**Your goal**
Search the material below for the word "chart" and copy every line in which it occurs.

## begin Collected material

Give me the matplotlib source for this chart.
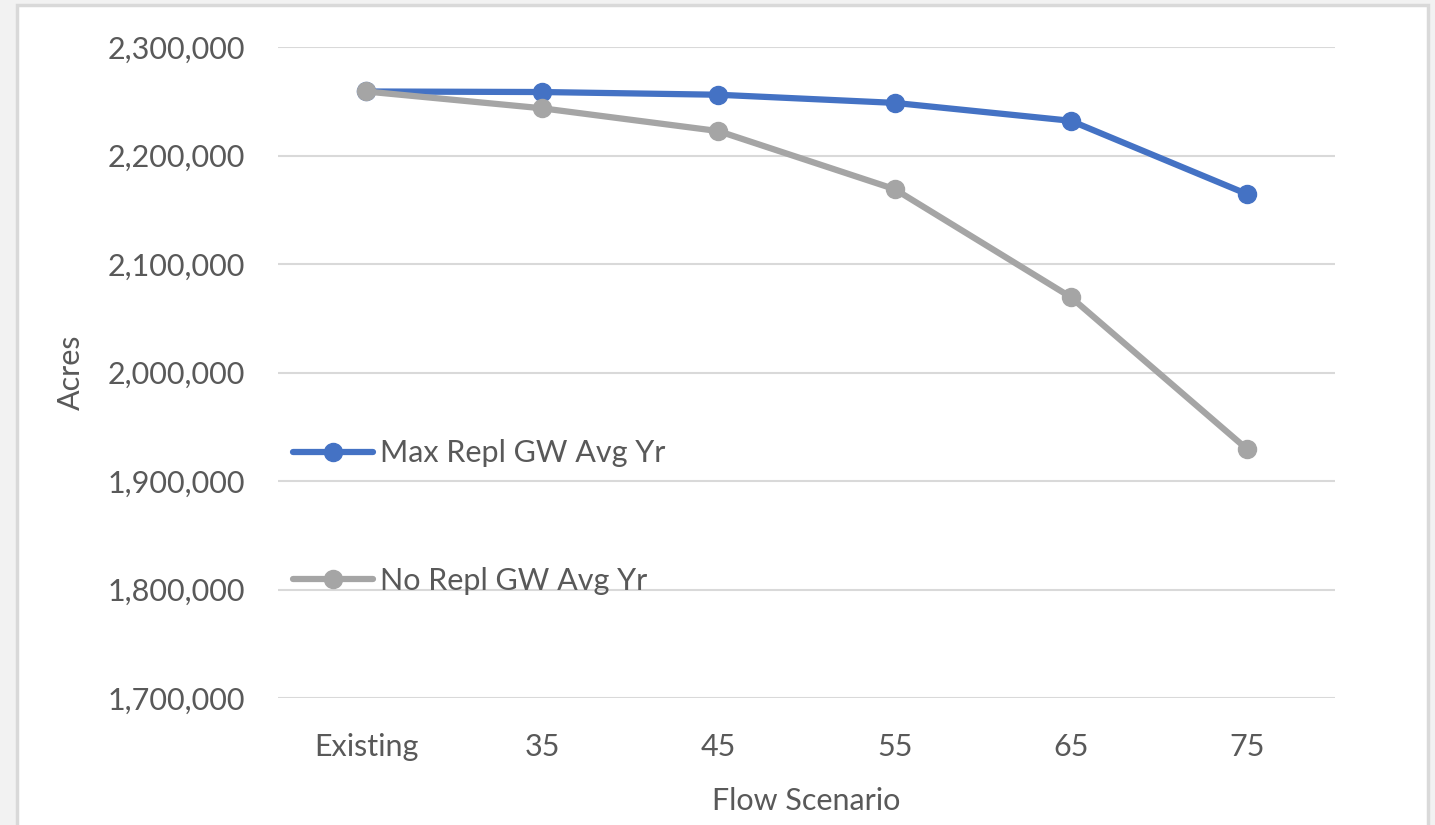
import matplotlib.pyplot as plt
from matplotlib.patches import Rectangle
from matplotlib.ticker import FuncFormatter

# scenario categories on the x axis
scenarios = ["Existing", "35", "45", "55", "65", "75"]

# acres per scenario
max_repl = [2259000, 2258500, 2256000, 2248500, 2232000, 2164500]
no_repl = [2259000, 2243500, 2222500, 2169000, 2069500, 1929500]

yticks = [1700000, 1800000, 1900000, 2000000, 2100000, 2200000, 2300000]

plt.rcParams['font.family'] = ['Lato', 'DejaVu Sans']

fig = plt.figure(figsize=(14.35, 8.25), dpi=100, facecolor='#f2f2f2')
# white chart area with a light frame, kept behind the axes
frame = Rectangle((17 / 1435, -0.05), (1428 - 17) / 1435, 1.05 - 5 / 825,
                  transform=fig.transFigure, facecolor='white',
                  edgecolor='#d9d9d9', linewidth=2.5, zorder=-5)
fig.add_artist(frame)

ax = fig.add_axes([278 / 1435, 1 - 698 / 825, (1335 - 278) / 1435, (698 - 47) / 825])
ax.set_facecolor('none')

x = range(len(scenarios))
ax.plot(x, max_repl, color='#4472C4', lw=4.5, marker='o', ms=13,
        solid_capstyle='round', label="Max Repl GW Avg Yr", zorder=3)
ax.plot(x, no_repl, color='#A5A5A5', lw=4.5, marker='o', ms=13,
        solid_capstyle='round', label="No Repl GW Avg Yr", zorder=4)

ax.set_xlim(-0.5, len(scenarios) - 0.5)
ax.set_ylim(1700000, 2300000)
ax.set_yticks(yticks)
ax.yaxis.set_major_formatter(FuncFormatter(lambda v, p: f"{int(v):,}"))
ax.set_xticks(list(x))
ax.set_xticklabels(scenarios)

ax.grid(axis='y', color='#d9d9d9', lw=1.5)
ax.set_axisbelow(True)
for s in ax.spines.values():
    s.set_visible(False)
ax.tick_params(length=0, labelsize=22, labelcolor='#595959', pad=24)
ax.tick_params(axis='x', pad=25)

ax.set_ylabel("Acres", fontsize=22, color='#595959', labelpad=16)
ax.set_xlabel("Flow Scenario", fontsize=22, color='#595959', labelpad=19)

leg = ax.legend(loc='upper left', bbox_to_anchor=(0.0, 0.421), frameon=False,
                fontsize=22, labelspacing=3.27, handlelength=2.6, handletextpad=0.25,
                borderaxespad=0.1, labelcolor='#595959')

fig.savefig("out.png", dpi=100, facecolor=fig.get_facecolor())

## end Collected material

**Exercise result**
Give me the matplotlib source for this chart.
# white chart area with a light frame, kept behind the axes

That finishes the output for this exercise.